WHAT TO WORK ON.
Repeat the lines of the data that follow, please, starting at the first and stopping after the one with "plt.rcParams['font.family'] = ['Liberation".

STORED DATA.
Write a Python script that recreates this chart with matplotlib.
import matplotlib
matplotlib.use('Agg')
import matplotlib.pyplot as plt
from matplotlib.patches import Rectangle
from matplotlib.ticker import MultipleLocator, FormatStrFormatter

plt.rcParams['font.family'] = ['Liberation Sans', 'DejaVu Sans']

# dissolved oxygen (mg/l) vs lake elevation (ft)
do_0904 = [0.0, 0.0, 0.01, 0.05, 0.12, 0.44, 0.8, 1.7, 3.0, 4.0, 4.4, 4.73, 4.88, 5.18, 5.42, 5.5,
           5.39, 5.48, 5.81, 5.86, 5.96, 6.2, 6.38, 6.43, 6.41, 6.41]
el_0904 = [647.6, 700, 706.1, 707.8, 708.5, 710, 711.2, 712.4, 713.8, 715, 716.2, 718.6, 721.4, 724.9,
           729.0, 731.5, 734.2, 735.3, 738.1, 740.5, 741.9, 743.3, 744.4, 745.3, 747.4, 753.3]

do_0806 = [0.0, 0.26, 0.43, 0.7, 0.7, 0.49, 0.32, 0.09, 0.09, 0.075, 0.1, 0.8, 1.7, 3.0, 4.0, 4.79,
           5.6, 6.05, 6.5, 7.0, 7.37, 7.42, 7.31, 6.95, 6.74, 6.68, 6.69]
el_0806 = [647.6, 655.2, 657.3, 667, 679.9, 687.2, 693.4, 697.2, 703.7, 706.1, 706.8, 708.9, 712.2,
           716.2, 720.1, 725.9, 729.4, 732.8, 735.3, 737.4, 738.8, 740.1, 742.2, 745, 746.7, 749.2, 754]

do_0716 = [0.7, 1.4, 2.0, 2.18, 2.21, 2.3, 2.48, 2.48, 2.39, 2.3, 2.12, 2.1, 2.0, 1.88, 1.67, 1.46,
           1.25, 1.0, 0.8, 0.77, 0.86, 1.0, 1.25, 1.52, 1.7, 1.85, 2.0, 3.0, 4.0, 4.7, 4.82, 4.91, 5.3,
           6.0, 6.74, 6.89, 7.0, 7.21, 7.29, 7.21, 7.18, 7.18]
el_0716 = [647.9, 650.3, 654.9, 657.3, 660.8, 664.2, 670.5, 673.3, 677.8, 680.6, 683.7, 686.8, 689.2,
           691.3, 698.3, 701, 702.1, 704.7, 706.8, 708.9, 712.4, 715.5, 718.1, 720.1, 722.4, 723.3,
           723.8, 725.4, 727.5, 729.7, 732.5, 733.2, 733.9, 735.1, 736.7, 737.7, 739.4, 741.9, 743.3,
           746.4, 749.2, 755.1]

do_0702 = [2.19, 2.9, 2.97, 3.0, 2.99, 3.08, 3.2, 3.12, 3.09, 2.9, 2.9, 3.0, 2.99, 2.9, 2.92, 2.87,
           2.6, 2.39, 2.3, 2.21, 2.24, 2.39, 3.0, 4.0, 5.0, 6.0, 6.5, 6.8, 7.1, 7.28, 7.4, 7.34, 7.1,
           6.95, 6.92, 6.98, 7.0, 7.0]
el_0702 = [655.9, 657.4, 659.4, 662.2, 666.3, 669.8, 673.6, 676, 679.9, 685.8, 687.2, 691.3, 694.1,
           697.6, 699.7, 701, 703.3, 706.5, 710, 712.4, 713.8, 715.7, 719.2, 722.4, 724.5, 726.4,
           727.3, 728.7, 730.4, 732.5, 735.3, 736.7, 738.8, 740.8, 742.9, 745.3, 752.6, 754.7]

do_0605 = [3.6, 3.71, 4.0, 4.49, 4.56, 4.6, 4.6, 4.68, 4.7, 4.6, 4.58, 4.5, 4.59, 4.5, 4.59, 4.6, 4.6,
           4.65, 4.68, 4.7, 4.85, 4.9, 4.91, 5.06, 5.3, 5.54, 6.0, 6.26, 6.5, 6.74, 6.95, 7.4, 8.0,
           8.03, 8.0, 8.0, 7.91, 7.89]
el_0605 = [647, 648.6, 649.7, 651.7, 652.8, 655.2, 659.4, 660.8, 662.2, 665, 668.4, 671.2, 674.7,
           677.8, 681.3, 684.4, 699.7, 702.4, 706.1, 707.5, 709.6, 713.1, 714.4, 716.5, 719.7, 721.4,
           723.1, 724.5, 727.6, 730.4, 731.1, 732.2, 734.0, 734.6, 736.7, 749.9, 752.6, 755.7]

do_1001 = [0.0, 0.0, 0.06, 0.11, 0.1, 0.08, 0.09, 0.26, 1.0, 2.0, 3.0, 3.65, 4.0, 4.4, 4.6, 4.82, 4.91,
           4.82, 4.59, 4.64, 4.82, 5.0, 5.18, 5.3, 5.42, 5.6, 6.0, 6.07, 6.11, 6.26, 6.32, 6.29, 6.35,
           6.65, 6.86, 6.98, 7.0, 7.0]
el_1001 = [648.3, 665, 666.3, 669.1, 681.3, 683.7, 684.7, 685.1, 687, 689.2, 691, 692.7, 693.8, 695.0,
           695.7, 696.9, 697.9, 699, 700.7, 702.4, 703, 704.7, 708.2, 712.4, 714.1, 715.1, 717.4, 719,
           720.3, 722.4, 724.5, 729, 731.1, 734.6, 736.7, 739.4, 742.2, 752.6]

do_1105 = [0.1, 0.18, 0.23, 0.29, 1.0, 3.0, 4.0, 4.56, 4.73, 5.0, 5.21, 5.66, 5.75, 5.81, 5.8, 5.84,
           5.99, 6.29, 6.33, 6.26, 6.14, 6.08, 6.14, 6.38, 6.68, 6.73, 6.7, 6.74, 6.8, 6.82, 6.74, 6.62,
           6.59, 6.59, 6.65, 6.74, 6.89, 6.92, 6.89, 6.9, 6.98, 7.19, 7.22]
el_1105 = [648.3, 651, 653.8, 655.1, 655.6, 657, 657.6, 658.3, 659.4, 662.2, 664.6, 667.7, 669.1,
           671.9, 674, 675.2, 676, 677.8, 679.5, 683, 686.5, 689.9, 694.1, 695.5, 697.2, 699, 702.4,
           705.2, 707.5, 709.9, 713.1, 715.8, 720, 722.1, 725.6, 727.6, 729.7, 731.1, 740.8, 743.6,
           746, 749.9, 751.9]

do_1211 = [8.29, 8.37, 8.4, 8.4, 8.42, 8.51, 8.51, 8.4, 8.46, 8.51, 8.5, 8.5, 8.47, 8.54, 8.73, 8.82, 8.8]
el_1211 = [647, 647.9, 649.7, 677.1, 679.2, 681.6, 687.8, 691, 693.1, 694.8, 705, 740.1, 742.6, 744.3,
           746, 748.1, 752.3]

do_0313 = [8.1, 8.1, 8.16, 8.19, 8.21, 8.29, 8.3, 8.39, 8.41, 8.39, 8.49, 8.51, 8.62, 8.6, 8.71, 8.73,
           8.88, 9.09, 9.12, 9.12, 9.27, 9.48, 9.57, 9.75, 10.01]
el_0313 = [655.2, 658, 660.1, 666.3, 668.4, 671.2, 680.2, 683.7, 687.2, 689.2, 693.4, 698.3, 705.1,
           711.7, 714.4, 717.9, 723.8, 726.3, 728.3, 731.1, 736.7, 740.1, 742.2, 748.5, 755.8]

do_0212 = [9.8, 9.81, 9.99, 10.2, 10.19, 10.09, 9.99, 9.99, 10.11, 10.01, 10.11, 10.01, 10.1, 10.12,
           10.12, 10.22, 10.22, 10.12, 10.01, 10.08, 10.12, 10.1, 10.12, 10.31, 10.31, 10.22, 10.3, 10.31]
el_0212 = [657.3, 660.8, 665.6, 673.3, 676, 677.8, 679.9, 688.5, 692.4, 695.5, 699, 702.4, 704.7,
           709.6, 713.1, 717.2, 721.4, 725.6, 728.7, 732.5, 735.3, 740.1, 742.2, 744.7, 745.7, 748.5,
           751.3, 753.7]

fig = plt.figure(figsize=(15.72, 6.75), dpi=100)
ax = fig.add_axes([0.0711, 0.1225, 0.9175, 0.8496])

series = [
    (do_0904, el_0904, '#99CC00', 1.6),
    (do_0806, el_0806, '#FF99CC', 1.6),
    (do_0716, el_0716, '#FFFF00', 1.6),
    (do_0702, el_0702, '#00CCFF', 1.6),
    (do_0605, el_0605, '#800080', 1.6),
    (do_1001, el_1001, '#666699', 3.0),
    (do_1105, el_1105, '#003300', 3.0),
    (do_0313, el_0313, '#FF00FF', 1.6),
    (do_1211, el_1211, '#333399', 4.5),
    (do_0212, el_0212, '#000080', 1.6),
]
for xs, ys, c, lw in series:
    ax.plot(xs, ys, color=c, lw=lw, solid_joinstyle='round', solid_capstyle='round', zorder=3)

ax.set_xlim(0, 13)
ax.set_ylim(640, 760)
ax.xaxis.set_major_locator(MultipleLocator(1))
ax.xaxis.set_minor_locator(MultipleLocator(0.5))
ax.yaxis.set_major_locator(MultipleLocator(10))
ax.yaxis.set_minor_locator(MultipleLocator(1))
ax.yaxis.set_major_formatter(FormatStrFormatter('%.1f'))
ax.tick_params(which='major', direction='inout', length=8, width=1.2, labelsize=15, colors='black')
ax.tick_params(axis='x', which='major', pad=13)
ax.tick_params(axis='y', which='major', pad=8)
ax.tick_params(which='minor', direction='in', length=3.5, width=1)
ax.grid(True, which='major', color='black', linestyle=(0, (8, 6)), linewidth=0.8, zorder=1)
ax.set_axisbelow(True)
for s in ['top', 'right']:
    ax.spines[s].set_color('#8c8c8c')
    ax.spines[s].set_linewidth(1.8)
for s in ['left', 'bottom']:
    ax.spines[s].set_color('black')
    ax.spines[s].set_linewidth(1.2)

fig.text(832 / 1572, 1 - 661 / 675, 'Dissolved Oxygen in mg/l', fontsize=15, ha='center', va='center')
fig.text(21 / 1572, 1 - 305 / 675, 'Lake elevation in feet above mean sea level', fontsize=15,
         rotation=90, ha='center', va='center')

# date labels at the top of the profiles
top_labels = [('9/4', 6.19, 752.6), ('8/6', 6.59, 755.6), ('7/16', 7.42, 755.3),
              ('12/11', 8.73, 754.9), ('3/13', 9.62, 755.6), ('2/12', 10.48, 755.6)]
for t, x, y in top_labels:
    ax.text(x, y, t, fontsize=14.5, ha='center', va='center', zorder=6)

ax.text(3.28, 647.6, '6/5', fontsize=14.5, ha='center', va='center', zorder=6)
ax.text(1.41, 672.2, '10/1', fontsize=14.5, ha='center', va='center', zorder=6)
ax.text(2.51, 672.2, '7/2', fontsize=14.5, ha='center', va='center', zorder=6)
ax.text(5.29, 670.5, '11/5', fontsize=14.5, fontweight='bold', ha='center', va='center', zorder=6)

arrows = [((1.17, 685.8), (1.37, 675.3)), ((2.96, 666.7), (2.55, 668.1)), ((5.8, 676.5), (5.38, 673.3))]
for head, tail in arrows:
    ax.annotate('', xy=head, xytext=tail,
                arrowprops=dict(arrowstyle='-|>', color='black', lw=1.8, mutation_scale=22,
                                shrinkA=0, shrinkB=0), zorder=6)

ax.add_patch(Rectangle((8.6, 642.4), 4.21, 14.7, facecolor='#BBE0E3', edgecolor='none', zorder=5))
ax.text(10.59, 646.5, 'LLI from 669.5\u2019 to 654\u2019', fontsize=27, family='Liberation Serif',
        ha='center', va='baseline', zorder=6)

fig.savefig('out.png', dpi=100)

SOLUTION FOR THIS PROBLEM.
Write a Python script that recreates this chart with matplotlib.
import matplotlib
matplotlib.use('Agg')
import matplotlib.pyplot as plt
from matplotlib.patches import Rectangle
from matplotlib.ticker import MultipleLocator, FormatStrFormatter

plt.rcParams['font.family'] = ['Liberation Sans', 'DejaVu Sans']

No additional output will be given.